Page MenuHomePhabricator

SiteMatrix API has two fields called "code", which is confusing
Open, Needs TriagePublic

Description

Here is a heavily abridged version of the English Wikipedia's SiteMatrix API result, for reference:

{
    "sitematrix": {
        "0": {
            "code": "de",
            "name": "Deutsch",
            "site": [
                {
                    "url": "http://de.wikipedia.org",
                    "dbname": "dewiki",
                    "code": "wiki",
                    "sitename": "Wikipedia"
                }
            ],
            "localname": "German"
        } 
}

The key "code" appears twice, in two different contexts here.
One is referring to the ISO 639 code of the project's language (de, for German), and the other is referring to the internal database name suffix for the project (wiki).
This is causing a bit of confusion (e.g. on translatewiki.net, where they are trying to decipher the help message)

I'm unsure what our policy is for changing the API output, but it'd certainly be nice to clarify this by renaming the former lang or the latter project_code.

To recreate run a sitematrix query in an API sandbox.

Event Timeline

MC8 raised the priority of this task from to Needs Triage.
MC8 updated the task description. (Show Details)
MC8 subscribed.

I'm unsure what our policy is for changing the API output

Decide whether it's worth the breaking change, and then coordinate with someone like @Anomie or @Reedy to send out an email to mediawiki-api-announce about the change. They'll also be able to check how often this API is being used and who the major users are.

The "ISO 639 code of the project's language" isn't really that, although most of them are. Internally in MediaWiki it's called "language".

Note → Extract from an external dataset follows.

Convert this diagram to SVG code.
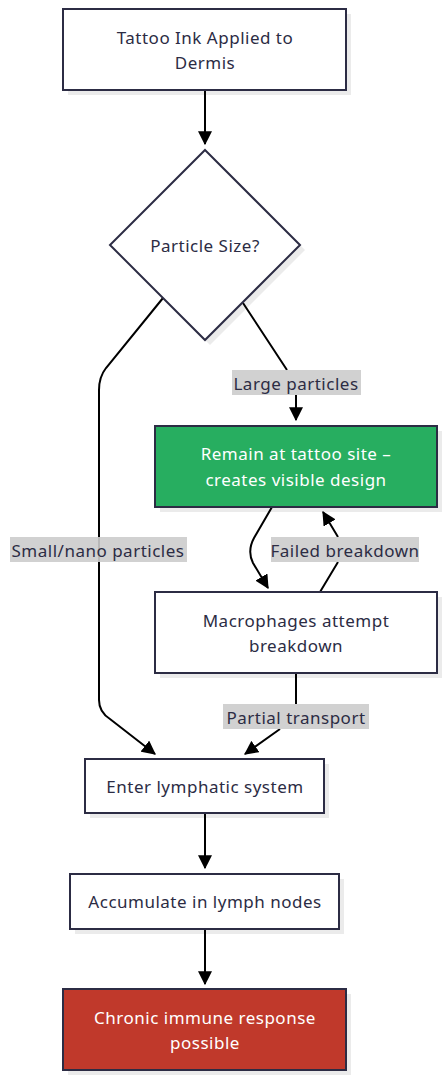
<svg xmlns="http://www.w3.org/2000/svg" width="447" height="1080" viewBox="0 0 447 1080">
<defs>
<style>
.box{fill:#ffffff;stroke:#2c2c44;stroke-width:2}
.shadow{fill:#000;opacity:0.08}
.t{font-family:"Noto Sans","Open Sans",sans-serif;font-size:17px;letter-spacing:0.5px;fill:#2c2c44;text-anchor:middle;dominant-baseline:central}
.w{fill:#ffffff}
.edge{fill:none;stroke:#000;stroke-width:2}
.lbg{fill:#cccccc;opacity:0.9}
</style>
<marker id="ah" viewBox="0 0 12 12" refX="11" refY="6" markerWidth="14" markerHeight="14" markerUnits="userSpaceOnUse" orient="auto">
<path d="M0,0 L12,6 L0,12 z" fill="#000"/>
</marker>
</defs>
<rect width="447" height="1080" fill="#ffffff"/>

<g id="connectors">
<path class="edge" d="M205,90 L205,144" marker-end="url(#ah)"/>
<path class="edge" d="M163,298 L106,368 Q99,377 99,390 L99,700 Q99,712 110,719 L155,754" marker-end="url(#ah)"/>
<path class="edge" d="M243,303 L287,370 M296,395 L296,420" marker-end="url(#ah)"/>
<path class="edge" d="M272,507 L254,538 Q247,551 253,563 L268,588" marker-end="url(#ah)"/>
<path class="edge" d="M320,592 L338,562 M338,537 L323,512" marker-end="url(#ah)"/>
<path class="edge" d="M296,673 L296,704 M280,729 L245,754" marker-end="url(#ah)"/>
<path class="edge" d="M205,813 L205,868" marker-end="url(#ah)"/>
<path class="edge" d="M205,929 L205,984" marker-end="url(#ah)"/>
<rect class="lbg" x="232" y="370" width="129" height="25"/>
<text class="t" x="296" y="383">Large particles</text>
<rect class="lbg" x="10" y="537" width="177" height="25"/>
<text class="t" x="98" y="550">Small/nano particles</text>
<rect class="lbg" x="271" y="537" width="148" height="25"/>
<text class="t" x="345" y="550">Failed breakdown</text>
<rect class="lbg" x="223" y="704" width="146" height="25"/>
<text class="t" x="296" y="717">Partial transport</text>
</g>

<g id="n1">
<rect class="shadow" x="68" y="14" width="283" height="81"/>
<rect class="box" x="63" y="9" width="283" height="81"/>
<text class="t" x="205" y="37">Tattoo Ink Applied to</text>
<text class="t" x="205" y="62">Dermis</text>
</g>

<g id="n2">
<polygon class="shadow" points="210,155 305,250 210,345 115,250"/>
<polygon class="box" points="205,150 300,245 205,340 110,245"/>
<text class="t" x="205" y="245">Particle Size?</text>
</g>

<g id="n3">
<rect class="shadow" x="160" y="431" width="282" height="81"/>
<rect class="box" x="155" y="426" width="282" height="81" style="fill:#27ae60"/>
<text class="t w" x="296" y="453">Remain at tattoo site –</text>
<text class="t w" x="296" y="479">creates visible design</text>
</g>

<g id="n4">
<rect class="shadow" x="160" y="597" width="282" height="81"/>
<rect class="box" x="155" y="592" width="282" height="81"/>
<text class="t" x="296" y="620">Macrophages attempt</text>
<text class="t" x="296" y="645">breakdown</text>
</g>

<g id="n5">
<rect class="shadow" x="90" y="764" width="239" height="54"/>
<rect class="box" x="85" y="759" width="239" height="54"/>
<text class="t" x="205" y="786">Enter lymphatic system</text>
</g>

<g id="n6">
<rect class="shadow" x="75" y="879" width="269" height="55"/>
<rect class="box" x="70" y="874" width="269" height="55"/>
<text class="t" x="205" y="901">Accumulate in lymph nodes</text>
</g>

<g id="n7">
<rect class="shadow" x="68" y="994" width="283" height="81"/>
<rect class="box" x="63" y="989" width="283" height="81" style="fill:#c0392b"/>
<text class="t w" x="205" y="1017">Chronic immune response</text>
<text class="t w" x="205" y="1042">possible</text>
</g>
</svg>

The "internal database name suffix" is more or less accurate. Internally in MediaWiki it's generally called "site".

"special" wikis still have "site" and "language" parts despite the "language" often not resembling a language at all. For these, the "code" field is the "language" part if the "site" is "wiki" or the concatenation of "language" and "site" otherwise.

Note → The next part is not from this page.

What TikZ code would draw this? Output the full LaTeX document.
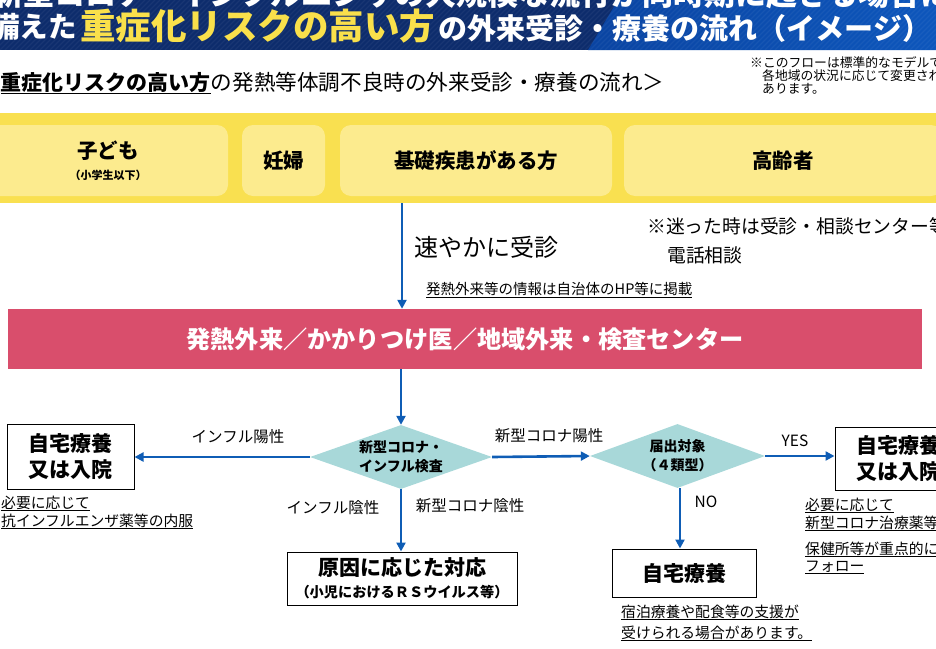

If we're doing breaking changes here I'd personally like to see it turned into a query meta module and clean up the output format a bit too. For example, all numeric keys and then "specials" is crappy, put the language array under "languages" instead or make the whole thing an object keyed by language (and make the 'site' array an object keyed by "site" then, too). And just return the "language" and "site" in the 'specials' objects instead of an inconsistent "code", unless that code has some actual meaning. And if we could somehow get the actual ISO 639 code to put in there, all the better.

Why not increment the API and have this change separate? You could make the first "code", "lang" and the second "code", "site".